--- Start of Information provided ---

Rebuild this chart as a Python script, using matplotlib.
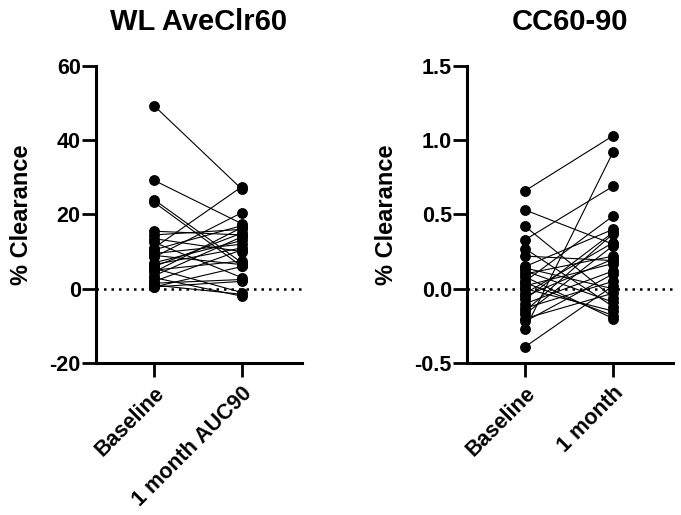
import matplotlib
matplotlib.use("Agg")
import matplotlib.pyplot as plt

plt.rcParams['font.family'] = ['Liberation Sans', 'DejaVu Sans']
plt.rcParams['font.weight'] = 'bold'

# Left panel: WL AveClr60 (paired baseline -> 1 month AUC90)
wl_categories = ["Baseline", "1 month AUC90"]
wl_baseline = [49.3, 29.2, 24.0, 23.3, 15.5, 14.5, 13.5, 12.5, 11.0, 10.5, 9.5, 9.0, 8.5,
               7.0, 6.5, 6.0, 5.5, 5.0, 4.5, 3.5, 3.0, 2.0, 1.5, 1.0, 0.5, 0.5]
wl_month1 = [26.8, 17.5, 7.0, 6.0, 14.5, 16.0, 10.0, 3.0, 27.5, 17.0, 12.0, 6.5, 20.5,
             13.0, 11.0, 15.0, -1.0, 7.5, 16.5, 14.0, -2.0, 10.5, 2.5, -1.5, 6.0, 2.0]
wl_yticks = [-20, 0, 20, 40, 60]

# Right panel: CC60-90 (paired baseline -> 1 month)
cc_categories = ["Baseline", "1 month"]
cc_baseline = [0.66, 0.53, 0.42, 0.33, 0.27, 0.22, 0.15, 0.12, 0.10, 0.05, 0.02, 0.00, -0.03,
               -0.07, -0.10, -0.13, -0.17, -0.20, -0.22, -0.27, -0.39, 0.08, -0.05, 0.14, -0.15, 0.04]
cc_month1 = [1.03, 0.30, -0.06, 0.69, -0.12, 0.19, 0.40, -0.09, 0.22, 0.49, 0.17, -0.15, 0.31,
             0.38, 0.12, 0.05, 0.29, -0.03, 0.10, 0.92, 0.02, -0.20, 0.20, 0.00, 0.37, -0.18]
cc_yticks = [-0.5, 0.0, 0.5, 1.0, 1.5]

fig = plt.figure(figsize=(6.81, 5.15), dpi=100)
ax1 = fig.add_axes([0.141, 0.295, 0.302, 0.577])
ax2 = fig.add_axes([0.686, 0.295, 0.302, 0.577])


def draw(ax, base, month, cats, yticks, title, fmt):
    for b, m in zip(base, month):
        ax.plot([0, 1], [b, m], color='black', lw=0.8, zorder=2)
    ax.plot([0] * len(base), base, 'o', color='black', ms=6.8, zorder=3)
    ax.plot([1] * len(month), month, 'o', color='black', ms=6.8, zorder=3)
    ax.axhline(0, color='black', lw=1.8, ls=(0, (1, 2)), zorder=1)
    ax.set_xlim(-0.66, 1.68)
    ax.set_ylim(yticks[0], yticks[-1])
    ax.set_yticks(yticks)
    ax.set_yticklabels([fmt.format(v) for v in yticks])
    ax.set_xticks([0, 1])
    ax.set_xticklabels(cats, rotation=45, ha='right', rotation_mode='anchor')
    for s in ['top', 'right']:
        ax.spines[s].set_visible(False)
    for s in ['left', 'bottom']:
        ax.spines[s].set_linewidth(2.2)
    ax.tick_params(axis='both', width=2.0, length=10, labelsize=15.5, pad=1)
    ax.tick_params(axis='x', pad=4)
    for lab in ax.get_xticklabels() + ax.get_yticklabels():
        lab.set_fontweight('bold')
    ax.set_ylabel("% Clearance", fontsize=17, fontweight='bold', labelpad=12)
    ax.set_title(title, fontsize=21, fontweight='bold', pad=26)


draw(ax1, wl_baseline, wl_month1, wl_categories, wl_yticks, "WL AveClr60", "{:d}")
draw(ax2, cc_baseline, cc_month1, cc_categories, cc_yticks, "CC60-90", "{:.1f}")

fig.savefig("out.png", dpi=100)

--- End of Information provided ---

Restate the material word for word from its first line through the line containing "ax2 = fig.add_axes([0.686, 0.295, 0.302, 0.577])", both included; the pictures do not belong in it.

:: Exercise answer ::
Rebuild this chart as a Python script, using matplotlib.
import matplotlib
matplotlib.use("Agg")
import matplotlib.pyplot as plt

plt.rcParams['font.family'] = ['Liberation Sans', 'DejaVu Sans']
plt.rcParams['font.weight'] = 'bold'

# Left panel: WL AveClr60 (paired baseline -> 1 month AUC90)
wl_categories = ["Baseline", "1 month AUC90"]
wl_baseline = [49.3, 29.2, 24.0, 23.3, 15.5, 14.5, 13.5, 12.5, 11.0, 10.5, 9.5, 9.0, 8.5,
               7.0, 6.5, 6.0, 5.5, 5.0, 4.5, 3.5, 3.0, 2.0, 1.5, 1.0, 0.5, 0.5]
wl_month1 = [26.8, 17.5, 7.0, 6.0, 14.5, 16.0, 10.0, 3.0, 27.5, 17.0, 12.0, 6.5, 20.5,
             13.0, 11.0, 15.0, -1.0, 7.5, 16.5, 14.0, -2.0, 10.5, 2.5, -1.5, 6.0, 2.0]
wl_yticks = [-20, 0, 20, 40, 60]

# Right panel: CC60-90 (paired baseline -> 1 month)
cc_categories = ["Baseline", "1 month"]
cc_baseline = [0.66, 0.53, 0.42, 0.33, 0.27, 0.22, 0.15, 0.12, 0.10, 0.05, 0.02, 0.00, -0.03,
               -0.07, -0.10, -0.13, -0.17, -0.20, -0.22, -0.27, -0.39, 0.08, -0.05, 0.14, -0.15, 0.04]
cc_month1 = [1.03, 0.30, -0.06, 0.69, -0.12, 0.19, 0.40, -0.09, 0.22, 0.49, 0.17, -0.15, 0.31,
             0.38, 0.12, 0.05, 0.29, -0.03, 0.10, 0.92, 0.02, -0.20, 0.20, 0.00, 0.37, -0.18]
cc_yticks = [-0.5, 0.0, 0.5, 1.0, 1.5]

fig = plt.figure(figsize=(6.81, 5.15), dpi=100)
ax1 = fig.add_axes([0.141, 0.295, 0.302, 0.577])
ax2 = fig.add_axes([0.686, 0.295, 0.302, 0.577])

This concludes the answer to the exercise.